Les blanchisseries de linge traditionnelles sont confrontées à la restructuration du paysage riverain, notamment par la réalisation de quais entre 1847 et 1875 le long de la Mayenne.
De ce fait, l'apparition des bateaux-lavoirs et leur histoire est liée à celle de la ville où la construction des quais est un moyen de faciliter le trafic fluvial, de limiter les inondations et de donner du travail à une population subissant dans les années 1862-1865 la crise cotonnière (La guerre de Sécession a interrompu les approvisionnements de coton américain).
Cependant, devant leur multiplication, la municipalité de Laval émet de 1866 à 1868 de vives réserves principalement au nom
d'arguments esthétiques. Après la Libération, l'installation de nouveaux bateaux-lavoirs n'a plus été accordée par l'administration mais l'activité subsistera jusqu'en 1971.
Le "SAINT-JULIEN" et le "SAINT-YVES"
Ce sont les rescapés de cette épopée à Laval.
Les embarcations les plus petites étaient peut-être construites à Laval, c'était en revanche exceptionnel pour les bateaux à deux niveaux probablement fabriqués à Angers.
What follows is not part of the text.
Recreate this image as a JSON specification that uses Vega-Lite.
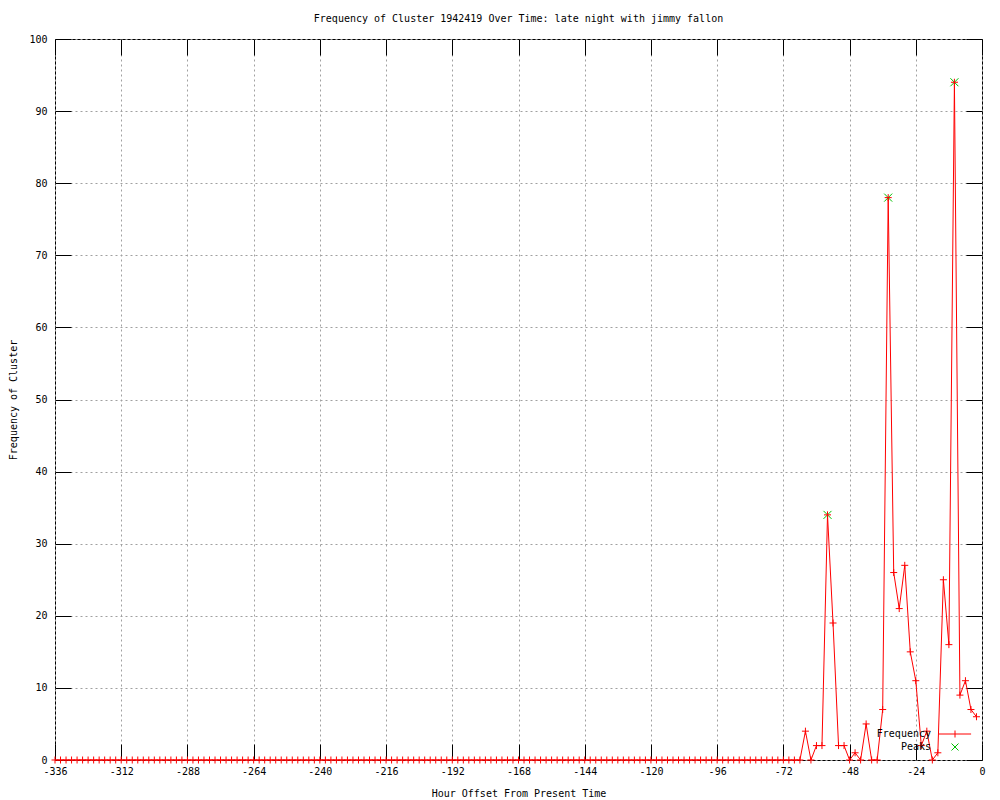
{
  "$schema": "https://vega.github.io/schema/vega-lite/v6.json",
  "width": 927,
  "height": 721,
  "autosize": "none",
  "padding": {"left": 55, "top": 39, "right": 18, "bottom": 40},
  "background": "white",
  "title": {"text": "Frequency of Cluster 1942419 Over Time: late night with jimmy fallon", "font": "DejaVu Sans Mono", "fontSize": 10, "fontWeight": "normal", "color": "black", "anchor": "middle", "offset": 10},
  "config": {
    "view": {"stroke": "black", "strokeWidth": 1},
    "axis": {"labelFont": "DejaVu Sans Mono", "labelFontSize": 10, "labelColor": "black", "titleFont": "DejaVu Sans Mono", "titleFontSize": 10, "titleFontWeight": "normal", "titleColor": "black", "tickColor": "black", "tickWidth": 1, "domain": false, "gridColor": "#a0a0a0", "gridDash": [2, 3], "gridWidth": 1, "gridOpacity": 1}
  },
  "datasets": {
    "freq": [
      {"h":-336,"f":0},{"h":-334,"f":0},{"h":-332,"f":0},{"h":-330,"f":0},{"h":-328,"f":0},{"h":-326,"f":0},{"h":-324,"f":0},{"h":-322,"f":0},{"h":-320,"f":0},{"h":-318,"f":0},{"h":-316,"f":0},{"h":-314,"f":0},{"h":-312,"f":0},{"h":-310,"f":0},{"h":-308,"f":0},{"h":-306,"f":0},{"h":-304,"f":0},{"h":-302,"f":0},{"h":-300,"f":0},{"h":-298,"f":0},{"h":-296,"f":0},{"h":-294,"f":0},{"h":-292,"f":0},{"h":-290,"f":0},{"h":-288,"f":0},{"h":-286,"f":0},{"h":-284,"f":0},{"h":-282,"f":0},{"h":-280,"f":0},{"h":-278,"f":0},{"h":-276,"f":0},{"h":-274,"f":0},{"h":-272,"f":0},{"h":-270,"f":0},{"h":-268,"f":0},{"h":-266,"f":0},{"h":-264,"f":0},{"h":-262,"f":0},{"h":-260,"f":0},{"h":-258,"f":0},{"h":-256,"f":0},{"h":-254,"f":0},{"h":-252,"f":0},{"h":-250,"f":0},{"h":-248,"f":0},{"h":-246,"f":0},{"h":-244,"f":0},{"h":-242,"f":0},{"h":-240,"f":0},{"h":-238,"f":0},{"h":-236,"f":0},{"h":-234,"f":0},{"h":-232,"f":0},{"h":-230,"f":0},{"h":-228,"f":0},{"h":-226,"f":0},{"h":-224,"f":0},{"h":-222,"f":0},{"h":-220,"f":0},{"h":-218,"f":0},{"h":-216,"f":0},{"h":-214,"f":0},{"h":-212,"f":0},{"h":-210,"f":0},{"h":-208,"f":0},{"h":-206,"f":0},{"h":-204,"f":0},{"h":-202,"f":0},{"h":-200,"f":0},{"h":-198,"f":0},{"h":-196,"f":0},{"h":-194,"f":0},{"h":-192,"f":0},{"h":-190,"f":0},{"h":-188,"f":0},{"h":-186,"f":0},{"h":-184,"f":0},{"h":-182,"f":0},{"h":-180,"f":0},{"h":-178,"f":0},{"h":-176,"f":0},{"h":-174,"f":0},{"h":-172,"f":0},{"h":-170,"f":0},{"h":-168,"f":0},{"h":-166,"f":0},{"h":-164,"f":0},{"h":-162,"f":0},{"h":-160,"f":0},{"h":-158,"f":0},{"h":-156,"f":0},{"h":-154,"f":0},{"h":-152,"f":0},{"h":-150,"f":0},{"h":-148,"f":0},{"h":-146,"f":0},{"h":-144,"f":0},{"h":-142,"f":0},{"h":-140,"f":0},{"h":-138,"f":0},{"h":-136,"f":0},{"h":-134,"f":0},{"h":-132,"f":0},{"h":-130,"f":0},{"h":-128,"f":0},{"h":-126,"f":0},{"h":-124,"f":0},{"h":-122,"f":0},{"h":-120,"f":0},{"h":-118,"f":0},{"h":-116,"f":0},{"h":-114,"f":0},{"h":-112,"f":0},{"h":-110,"f":0},{"h":-108,"f":0},{"h":-106,"f":0},{"h":-104,"f":0},{"h":-102,"f":0},{"h":-100,"f":0},{"h":-98,"f":0},{"h":-96,"f":0},{"h":-94,"f":0},{"h":-92,"f":0},{"h":-90,"f":0},{"h":-88,"f":0},{"h":-86,"f":0},{"h":-84,"f":0},{"h":-82,"f":0},{"h":-80,"f":0},{"h":-78,"f":0},{"h":-76,"f":0},{"h":-74,"f":0},{"h":-72,"f":0},{"h":-70,"f":0},{"h":-68,"f":0},{"h":-66,"f":0},
      {"h":-64,"f":4},{"h":-62,"f":0},{"h":-60,"f":2},{"h":-58,"f":2},{"h":-56,"f":34},{"h":-54,"f":19},{"h":-52,"f":2},{"h":-50,"f":2},{"h":-48,"f":0},{"h":-46,"f":1},{"h":-44,"f":0},{"h":-42,"f":5},{"h":-40,"f":0},{"h":-38,"f":0},{"h":-36,"f":7},{"h":-34,"f":78},{"h":-32,"f":26},{"h":-30,"f":21},{"h":-28,"f":27},{"h":-26,"f":15},{"h":-24,"f":11},{"h":-22,"f":2},{"h":-20,"f":4},{"h":-18,"f":0},{"h":-16,"f":1},{"h":-14,"f":25},{"h":-12,"f":16},{"h":-10,"f":94},{"h":-8,"f":9},{"h":-6,"f":11},{"h":-4,"f":7},{"h":-2,"f":6}
    ],
    "peaks": [
      {"h":-56,"f":34,"s":"Peaks"},{"h":-34,"f":78,"s":"Peaks"},{"h":-10,"f":94,"s":"Peaks"}
    ]
  },
  "resolve": {"axis": {"x": "independent", "y": "independent"}},
  "layer": [
    {
      "data": {"name": "freq"},
      "mark": {"type": "line", "color": "#ff0000", "strokeWidth": 1},
      "encoding": {
        "x": {"field": "h", "type": "quantitative", "scale": {"domain": [-336, 0], "nice": false, "zero": false},
              "axis": {"orient": "bottom", "values": [-336,-312,-288,-264,-240,-216,-192,-168,-144,-120,-96,-72,-48,-24,0], "labelExpr": "'' + datum.value", "tickSize": -16, "labelPadding": 22, "grid": true, "title": "Hour Offset From Present Time", "titlePadding": 12, "labelFlush": false}},
        "y": {"field": "f", "type": "quantitative", "scale": {"domain": [0, 100], "nice": false},
              "axis": {"orient": "left", "values": [0,10,20,30,40,50,60,70,80,90,100], "tickSize": -16, "labelPadding": 24, "grid": true, "title": "Frequency of Cluster", "titlePadding": 10}}
      }
    },
    {
      "data": {"name": "peaks"},
      "mark": {"type": "point", "filled": false, "strokeWidth": 1, "opacity": 1, "size": 64},
      "encoding": {
        "x": {"field": "h", "type": "quantitative", "axis": null},
        "y": {"field": "f", "type": "quantitative", "axis": null},
        "color": {"field": "s", "type": "nominal", "scale": {"domain": ["Frequency", "Peaks"], "range": ["#ff0000", "#00c000"]},
          "legend": {"orient": "none", "legendX": 895, "legendY": 690, "title": null, "padding": 0, "labelFont": "DejaVu Sans Mono", "labelFontSize": 10, "labelColor": "black", "labelAlign": "right", "labelOffset": -29, "symbolSize": 49, "symbolStrokeWidth": 1, "rowPadding": 1}},
        "shape": {"field": "s", "type": "nominal", "scale": {"domain": ["Frequency", "Peaks"], "range": ["M-4.6,0H4.6M0,-1V1", "M-1,-1L1,1M-1,1L1,-1"]}}
      }
    },
    {
      "data": {"name": "freq"},
      "mark": {"type": "point", "filled": false, "strokeWidth": 1, "opacity": 1, "color": "#ff0000", "shape": "M-1,0H1M0,-1V1", "size": 49},
      "encoding": {
        "x": {"field": "h", "type": "quantitative",
              "axis": {"orient": "top", "values": [-336,-312,-288,-264,-240,-216,-192,-168,-144,-120,-96,-72,-48,-24,0], "tickSize": -16, "labels": false, "grid": false, "title": null}},
        "y": {"field": "f", "type": "quantitative",
              "axis": {"orient": "right", "values": [0,10,20,30,40,50,60,70,80,90,100], "tickSize": -16, "labels": false, "grid": false, "title": null}}
      }
    }
  ]
}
L'on constate en effet une certaine similitude de technique d'assemblage entre la gabarre, construite en Maine-et-Loire, et la "cale" de ces bateaux- lavoirs.
En 1959, la flotte des bateaux-lavoirs est limitée à 9 unités.
Dix ans plus tard, beaucoup d'entre eux sont désaffectés, démolis, reconvertis ou transformés en habitation.
Les années soixante forment une période de transition (les machines à laver familiales se diffusent, faisant disparaître peu à peu les laveuses) et deux bateaux-lavoirs sont convertis en blanchisserie "industrielle".
Par ailleurs, leur manque d'entretien les place au centre d'une contestation basée de nouveau sur des arguments esthétiques.
En 1965, le Conseil municipal de Laval décide de "ne pas laisser subsister les bateaux-lavoirs lorsqu'ils n'auraient plus de raison d'être en tant qu'installations destinées au lavage du linge".
Le début des années soixante-dix voit pourtant l'adoption d'un nouveau discours en matière de protection des derniers bateaux-lavoirs.
La municipalité réussit ainsi à préserver deux bateaux témoins : le "SAINT-YVES" (l'ancien" BAZILLER" de 1904) et le "SAINT-JULIEN" (anciennement "POIRIER", de 1905) classés tous deux monuments historiques le 2 décembre 1993.
Si la ré-utilisation du SAINT-YVES ne paraît pas encore définie, le SAINT-JULIEN est depuis 1985 une annexe du musée municipal, témoignant à Laval un patrimoine précieux.
Notes complémentaires
- L'invention de la machine à laver remonte au XVIIIéme siècle en Angleterre.
Il s'agit d'une sorte de baratte à linge, chauffée au gaz, qui va se répandre à partir de 1850 en remplacement des lessiveuses familiales.
- Les blanchisseries pré-industrielles vont utiliser le procédé des bateaux-lavoirs, mais à terre, jusqu'à la fin du XIXéme siècle.
- Les laveries automatiques vont être créées vers 1950.